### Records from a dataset
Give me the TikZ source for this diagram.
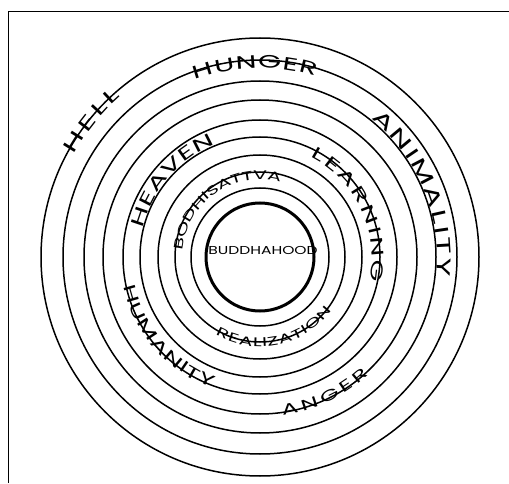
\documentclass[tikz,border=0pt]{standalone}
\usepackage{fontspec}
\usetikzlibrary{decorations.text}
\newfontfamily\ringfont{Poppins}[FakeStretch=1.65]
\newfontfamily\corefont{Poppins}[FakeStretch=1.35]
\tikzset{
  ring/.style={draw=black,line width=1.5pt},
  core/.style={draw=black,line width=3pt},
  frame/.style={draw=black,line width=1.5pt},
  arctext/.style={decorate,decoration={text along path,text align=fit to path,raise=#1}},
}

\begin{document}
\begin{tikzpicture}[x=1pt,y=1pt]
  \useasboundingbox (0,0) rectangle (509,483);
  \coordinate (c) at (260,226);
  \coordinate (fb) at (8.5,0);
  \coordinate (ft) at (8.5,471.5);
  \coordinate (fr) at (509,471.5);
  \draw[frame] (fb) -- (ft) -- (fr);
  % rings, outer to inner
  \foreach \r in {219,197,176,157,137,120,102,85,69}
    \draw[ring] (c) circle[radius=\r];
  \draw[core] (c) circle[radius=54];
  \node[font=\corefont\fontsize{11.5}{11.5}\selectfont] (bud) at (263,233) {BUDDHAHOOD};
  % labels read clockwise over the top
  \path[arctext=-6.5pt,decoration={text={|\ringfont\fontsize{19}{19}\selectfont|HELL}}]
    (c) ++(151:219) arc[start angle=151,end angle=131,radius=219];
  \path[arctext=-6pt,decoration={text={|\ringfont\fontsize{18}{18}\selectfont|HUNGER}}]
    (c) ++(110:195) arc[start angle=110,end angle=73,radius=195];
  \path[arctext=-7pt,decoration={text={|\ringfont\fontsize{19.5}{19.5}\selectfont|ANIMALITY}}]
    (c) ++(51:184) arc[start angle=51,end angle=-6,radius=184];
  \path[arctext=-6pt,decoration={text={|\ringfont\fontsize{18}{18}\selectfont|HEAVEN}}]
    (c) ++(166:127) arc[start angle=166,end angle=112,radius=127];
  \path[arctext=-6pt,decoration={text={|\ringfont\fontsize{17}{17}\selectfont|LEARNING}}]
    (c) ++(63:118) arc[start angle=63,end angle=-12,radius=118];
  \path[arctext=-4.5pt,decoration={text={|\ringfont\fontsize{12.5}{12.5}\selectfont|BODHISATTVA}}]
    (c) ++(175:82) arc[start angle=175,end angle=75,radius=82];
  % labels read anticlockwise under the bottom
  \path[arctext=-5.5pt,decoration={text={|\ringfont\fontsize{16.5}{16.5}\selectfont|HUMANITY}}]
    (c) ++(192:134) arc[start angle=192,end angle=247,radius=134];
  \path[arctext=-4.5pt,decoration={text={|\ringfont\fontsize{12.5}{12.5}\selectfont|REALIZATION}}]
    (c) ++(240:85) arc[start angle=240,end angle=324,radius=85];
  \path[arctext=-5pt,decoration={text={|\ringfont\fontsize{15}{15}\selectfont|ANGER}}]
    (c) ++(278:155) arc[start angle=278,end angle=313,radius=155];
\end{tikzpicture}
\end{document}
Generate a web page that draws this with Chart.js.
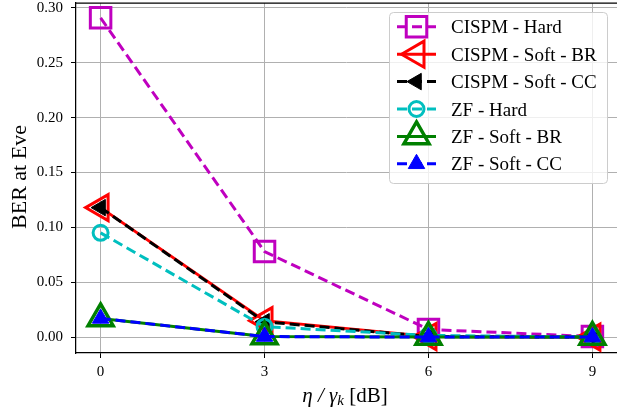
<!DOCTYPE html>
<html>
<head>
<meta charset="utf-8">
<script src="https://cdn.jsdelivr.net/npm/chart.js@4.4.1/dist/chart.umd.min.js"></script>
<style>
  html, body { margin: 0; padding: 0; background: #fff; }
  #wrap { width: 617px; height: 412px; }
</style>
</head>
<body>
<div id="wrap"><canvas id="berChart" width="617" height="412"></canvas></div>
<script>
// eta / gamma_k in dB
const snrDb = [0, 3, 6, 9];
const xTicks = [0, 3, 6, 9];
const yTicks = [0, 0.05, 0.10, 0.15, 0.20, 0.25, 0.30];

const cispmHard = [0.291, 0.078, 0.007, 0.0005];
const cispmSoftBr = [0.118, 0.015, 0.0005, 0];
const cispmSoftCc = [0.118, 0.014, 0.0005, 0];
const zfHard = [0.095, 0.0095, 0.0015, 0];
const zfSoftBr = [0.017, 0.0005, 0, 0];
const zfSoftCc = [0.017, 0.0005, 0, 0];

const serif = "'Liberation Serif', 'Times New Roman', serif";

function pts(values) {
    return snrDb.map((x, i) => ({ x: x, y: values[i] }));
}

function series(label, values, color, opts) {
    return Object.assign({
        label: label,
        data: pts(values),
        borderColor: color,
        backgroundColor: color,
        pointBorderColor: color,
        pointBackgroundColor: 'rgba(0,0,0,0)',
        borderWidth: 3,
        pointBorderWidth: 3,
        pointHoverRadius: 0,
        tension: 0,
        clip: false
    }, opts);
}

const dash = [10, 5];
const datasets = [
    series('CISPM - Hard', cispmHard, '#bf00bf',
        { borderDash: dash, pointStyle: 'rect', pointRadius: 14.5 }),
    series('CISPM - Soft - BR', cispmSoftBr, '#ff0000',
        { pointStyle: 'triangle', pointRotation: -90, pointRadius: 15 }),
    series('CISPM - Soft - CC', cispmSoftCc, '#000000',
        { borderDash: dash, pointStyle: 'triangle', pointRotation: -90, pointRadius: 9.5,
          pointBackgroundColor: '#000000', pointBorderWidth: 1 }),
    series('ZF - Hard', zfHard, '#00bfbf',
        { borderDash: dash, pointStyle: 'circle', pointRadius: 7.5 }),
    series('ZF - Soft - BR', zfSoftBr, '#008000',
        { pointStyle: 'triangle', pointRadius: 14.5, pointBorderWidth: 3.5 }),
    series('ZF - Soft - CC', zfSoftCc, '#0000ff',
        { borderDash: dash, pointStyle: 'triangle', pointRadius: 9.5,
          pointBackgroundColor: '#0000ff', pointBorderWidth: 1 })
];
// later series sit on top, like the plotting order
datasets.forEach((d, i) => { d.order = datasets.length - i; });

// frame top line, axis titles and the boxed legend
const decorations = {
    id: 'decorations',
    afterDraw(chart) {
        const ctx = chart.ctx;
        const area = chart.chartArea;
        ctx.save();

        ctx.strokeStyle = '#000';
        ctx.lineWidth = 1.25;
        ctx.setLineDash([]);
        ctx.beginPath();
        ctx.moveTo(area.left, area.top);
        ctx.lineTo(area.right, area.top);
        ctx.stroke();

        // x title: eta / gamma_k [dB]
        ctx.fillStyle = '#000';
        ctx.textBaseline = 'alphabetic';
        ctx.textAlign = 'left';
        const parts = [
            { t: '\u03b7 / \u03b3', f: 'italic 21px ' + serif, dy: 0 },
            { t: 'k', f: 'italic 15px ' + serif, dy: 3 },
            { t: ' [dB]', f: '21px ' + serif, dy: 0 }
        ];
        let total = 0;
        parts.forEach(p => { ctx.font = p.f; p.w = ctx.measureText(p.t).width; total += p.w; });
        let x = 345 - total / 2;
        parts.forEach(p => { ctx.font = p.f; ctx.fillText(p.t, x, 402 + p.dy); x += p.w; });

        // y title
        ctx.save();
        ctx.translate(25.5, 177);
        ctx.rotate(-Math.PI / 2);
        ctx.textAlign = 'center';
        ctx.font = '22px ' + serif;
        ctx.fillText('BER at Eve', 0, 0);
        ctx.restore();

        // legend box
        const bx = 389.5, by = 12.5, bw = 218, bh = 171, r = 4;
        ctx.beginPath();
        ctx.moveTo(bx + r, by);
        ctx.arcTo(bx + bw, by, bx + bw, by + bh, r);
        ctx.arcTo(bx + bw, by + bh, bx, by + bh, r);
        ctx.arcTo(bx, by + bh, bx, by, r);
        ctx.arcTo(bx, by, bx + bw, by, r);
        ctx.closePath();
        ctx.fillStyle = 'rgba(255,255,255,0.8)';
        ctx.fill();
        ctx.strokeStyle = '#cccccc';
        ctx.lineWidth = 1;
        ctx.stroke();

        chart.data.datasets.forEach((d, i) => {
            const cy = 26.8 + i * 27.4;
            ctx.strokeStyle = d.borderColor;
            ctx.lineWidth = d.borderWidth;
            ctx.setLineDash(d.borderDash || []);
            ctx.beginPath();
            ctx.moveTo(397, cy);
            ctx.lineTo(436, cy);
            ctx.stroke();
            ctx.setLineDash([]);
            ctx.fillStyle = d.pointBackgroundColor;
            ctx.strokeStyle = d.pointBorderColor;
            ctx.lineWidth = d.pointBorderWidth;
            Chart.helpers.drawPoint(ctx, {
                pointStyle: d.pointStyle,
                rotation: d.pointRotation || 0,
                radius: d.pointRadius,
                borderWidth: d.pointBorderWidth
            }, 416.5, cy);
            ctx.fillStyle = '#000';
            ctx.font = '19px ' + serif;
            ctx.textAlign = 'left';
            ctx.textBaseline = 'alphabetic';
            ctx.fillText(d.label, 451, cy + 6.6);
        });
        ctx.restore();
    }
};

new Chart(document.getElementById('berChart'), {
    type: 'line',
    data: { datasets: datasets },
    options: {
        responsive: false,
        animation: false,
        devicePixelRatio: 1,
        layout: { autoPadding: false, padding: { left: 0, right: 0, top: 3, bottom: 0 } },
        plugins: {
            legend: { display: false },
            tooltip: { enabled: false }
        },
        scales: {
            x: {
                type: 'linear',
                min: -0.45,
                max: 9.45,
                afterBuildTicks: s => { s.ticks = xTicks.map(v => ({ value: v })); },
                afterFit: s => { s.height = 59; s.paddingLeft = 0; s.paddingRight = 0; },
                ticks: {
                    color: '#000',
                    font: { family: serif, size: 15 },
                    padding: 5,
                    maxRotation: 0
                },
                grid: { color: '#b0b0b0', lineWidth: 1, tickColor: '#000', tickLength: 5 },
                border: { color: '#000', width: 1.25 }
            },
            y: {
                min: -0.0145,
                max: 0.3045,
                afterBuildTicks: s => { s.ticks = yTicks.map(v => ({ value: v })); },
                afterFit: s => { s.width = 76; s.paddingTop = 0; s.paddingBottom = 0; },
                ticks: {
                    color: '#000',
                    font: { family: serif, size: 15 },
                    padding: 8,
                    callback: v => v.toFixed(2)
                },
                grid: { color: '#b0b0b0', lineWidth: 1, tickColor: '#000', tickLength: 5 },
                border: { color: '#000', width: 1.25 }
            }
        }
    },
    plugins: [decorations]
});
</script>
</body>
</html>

### Work instructions
Find the string "this" in the listing and return every line that holds it.

### Correct result
Give me the TikZ source for this diagram.
Generate a web page that draws this with Chart.js.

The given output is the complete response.